Five-Model Flight

Finding

Hermes model selection is weak when a single impressive answer is treated as proof of operational fit instead of being compared against a small, representative model screen.

Current

A real Hermes installation may have access to multiple providers, fallback models, local models, specialist models, and default routing rules. The weak point is usually the selection habit: the first model that sounds fluent can become the default before it has been tested on the installation’s actual work patterns, such as tool use, Danish summaries, coding, research synthesis, cron prompts, memory discipline, and refusal behavior. That creates hidden risk because a model can look strong in casual chat while failing on the specific workloads Hermes must run reliably.

Suggested

Create a five-model screening runbook before changing default model routing.
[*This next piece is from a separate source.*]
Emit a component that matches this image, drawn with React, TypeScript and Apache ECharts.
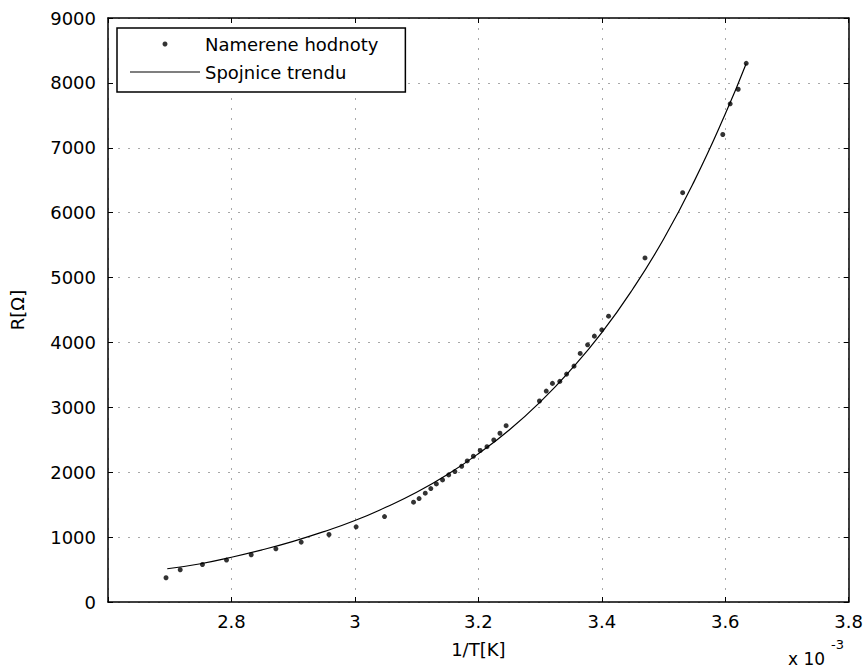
import React, { useEffect, useRef } from "react";
import * as echarts from "echarts";

// 1/T values in units of 10^-3 K^-1
const measuredX = [
  2.694, 2.717, 2.753, 2.792, 2.832, 2.872, 2.913, 2.958, 3.002, 3.048,
  3.095, 3.104, 3.114, 3.123, 3.132, 3.142, 3.152, 3.162, 3.173, 3.182,
  3.192, 3.203, 3.214, 3.225, 3.235, 3.245, 3.299, 3.31, 3.32, 3.332,
  3.343, 3.355, 3.365, 3.377, 3.388, 3.4, 3.411, 3.47, 3.531, 3.596,
  3.608, 3.621, 3.634,
];
const measuredR = [
  374, 497, 578, 646, 728, 820, 923, 1040, 1158, 1317,
  1538, 1594, 1677, 1748, 1820, 1882, 1958, 2010, 2092, 2174,
  2246, 2335, 2394, 2497, 2600, 2717, 3097, 3251, 3369, 3400,
  3512, 3635, 3831, 3963, 4097, 4194, 4405, 5302, 6308, 7205,
  7677, 7902, 8302,
];

const trendX = [
  2.696, 2.75, 2.8, 2.85, 2.9, 2.95, 3.0, 3.05, 3.1, 3.15,
  3.2, 3.25, 3.3, 3.35, 3.4, 3.45, 3.5, 3.55, 3.6, 3.634,
];
const trendR = [
  512, 590, 690, 805, 935, 1085, 1255, 1460, 1690, 1965,
  2285, 2650, 3080, 3580, 4150, 4820, 5590, 6490, 7520, 8300,
];

const xTicks = [2.6, 2.8, 3.0, 3.2, 3.4, 3.6, 3.8];
const yTicks = [0, 1000, 2000, 3000, 4000, 5000, 6000, 7000, 8000, 9000];

const seriesNames = ["Namerene hodnoty", "Spojnice trendu"];
const xName = "1/T[K]";
const yName = "R[Ω]";
const xScaleMain = "x 10";
const xScaleExp = "-3";

const FONT = "DejaVu Sans";

export default function App() {
  const ref = useRef<HTMLDivElement>(null);

  useEffect(() => {
    document.body.style.margin = "0";
    if (!ref.current) return;
    const chart = echarts.init(ref.current, null, { renderer: "svg" });

    const xMin = xTicks[0];
    const xMax = xTicks[xTicks.length - 1];
    const xInt = 0.2;
    const yMin = yTicks[0];
    const yMax = yTicks[yTicks.length - 1];
    const yInt = yTicks[1] - yTicks[0];

    const gridLine = {
      show: true,
      lineStyle: { color: "#a8a8a8", width: 1, type: [2, 8] as any },
    };
    const axisLine = { show: true, onZero: false, lineStyle: { color: "#000", width: 1.5 } };
    const tick = { show: true, inside: true, length: 5, lineStyle: { color: "#000", width: 1 } };
    const fmtX = (v: number) => {
      const r = Math.round(v * 10) / 10;
      if (Math.abs(r - xMin) < 1e-9) return "";
      return String(r);
    };

    chart.setOption({
      animation: false,
      backgroundColor: "#fff",
      grid: { left: 105, right: 16, top: 18, bottom: 70, containLabel: false },
      xAxis: [
        {
          type: "value",
          position: "bottom",
          min: xMin,
          max: xMax,
          interval: xInt,
          name: xName,
          nameLocation: "middle",
          nameGap: 38,
          nameTextStyle: { fontFamily: FONT, fontSize: 18, color: "#000" },
          axisLine,
          axisTick: tick,
          axisLabel: {
            formatter: fmtX,
            fontFamily: FONT,
            fontSize: 18,
            color: "#000",
            margin: 10,
            showMinLabel: true,
            showMaxLabel: true,
          },
          splitLine: gridLine,
        },
        {
          type: "value",
          position: "top",
          min: xMin,
          max: xMax,
          interval: xInt,
          axisLine,
          axisTick: tick,
          axisLabel: { show: false },
          splitLine: { show: false },
        },
      ],
      yAxis: [
        {
          type: "value",
          position: "left",
          min: yMin,
          max: yMax,
          interval: yInt,
          name: yName,
          nameLocation: "middle",
          nameGap: 82,
          nameTextStyle: { fontFamily: FONT, fontSize: 18, color: "#000" },
          axisLine,
          axisTick: tick,
          axisLabel: {
            formatter: (v: number) => String(v),
            fontFamily: FONT,
            fontSize: 18,
            color: "#000",
            margin: 12,
          },
          splitLine: gridLine,
        },
        {
          type: "value",
          position: "right",
          min: yMin,
          max: yMax,
          interval: yInt,
          axisLine,
          axisTick: tick,
          axisLabel: { show: false },
          splitLine: { show: false },
        },
      ],
      legend: {
        orient: "vertical",
        left: 117,
        top: 28,
        padding: [7, 27, 11, 13],
        itemGap: 10,
        itemWidth: 70,
        itemHeight: 5,
        symbolKeepAspect: true,
        backgroundColor: "#fff",
        borderColor: "#000",
        borderWidth: 1.5,
        textStyle: { fontFamily: FONT, fontSize: 18, color: "#000" },
        data: [
          { name: seriesNames[0], icon: "circle" },
          { name: seriesNames[1], icon: "path://M0,0 L70,0 L70,1.2 L0,1.2 Z" },
        ],
      },
      graphic: [
        {
          type: "text",
          left: 788,
          top: 650,
          style: { text: xScaleMain, font: `17px '${FONT}'`, fill: "#000" },
        },
        {
          type: "text",
          left: 831,
          top: 638,
          style: { text: xScaleExp, font: `13px '${FONT}'`, fill: "#000" },
        },
      ],
      series: [
        {
          name: seriesNames[0],
          type: "scatter",
          symbol: "circle",
          symbolSize: 5,
          itemStyle: { color: "#000" },
          data: measuredX.map((x, i) => [x, measuredR[i]]),
          z: 3,
        },
        {
          name: seriesNames[1],
          type: "line",
          smooth: true,
          symbol: "none",
          showSymbol: false,
          lineStyle: { color: "#000", width: 1.2 },
          itemStyle: { color: "#000" },
          data: trendX.map((x, i) => [x, trendR[i]]),
          z: 2,
        },
      ],
    });

    return () => chart.dispose();
  }, []);

  return <div ref={ref} style={{ width: 866, height: 672 }} />;
}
Exact change: add docs/runbooks/model-screening.md with a rule that every serious model change must test at least five distinct LLMs against the same small case set before recommending a default, fallback, or specialist role.
Define a representative Hermes test pack instead of using ad-hoc prompts. Exact change: add a “Model screening cases” section to the operator runbook or eval notes with five stable tasks: tool-routing decision, public-safe content rewrite, short Danish TTS summary, code/config review, and multi-source research synthesis.
Record the model decision as a role assignment, not a popularity ranking. Exact change: update the model selection dashboard copy or SOUL.md with: “For each screened model, record best role, failure mode, cost/latency impression, and whether it should be primary, fallback, specialist, or rejected.”

Impact

Five-Model Flight turns model choice into an operational evaluation habit rather than a vibe check. It reduces the chance of overcommitting to a fluent but brittle model and makes fallback routing more defensible when providers, pricing, or quality shift. The installation gains a repeatable way to decide which model should handle planning, coding, research, public writing, or low-cost routine tasks.

Effort

Small — the main work is a short runbook, a fixed five-case prompt set, and a lightweight decision record. No new infrastructure is required unless the installation wants to automate the screening later.

Public page note

Safe public content includes the maturity principle, generic screening cases, role-based model selection guidance, and the benefit of testing several LLMs before changing defaults. Internal-only content includes provider keys, private eval prompts containing sensitive context, raw model outputs from private tasks, exact cost dashboards, internal routing configuration, logs, credentials, and any customer-specific benchmark data.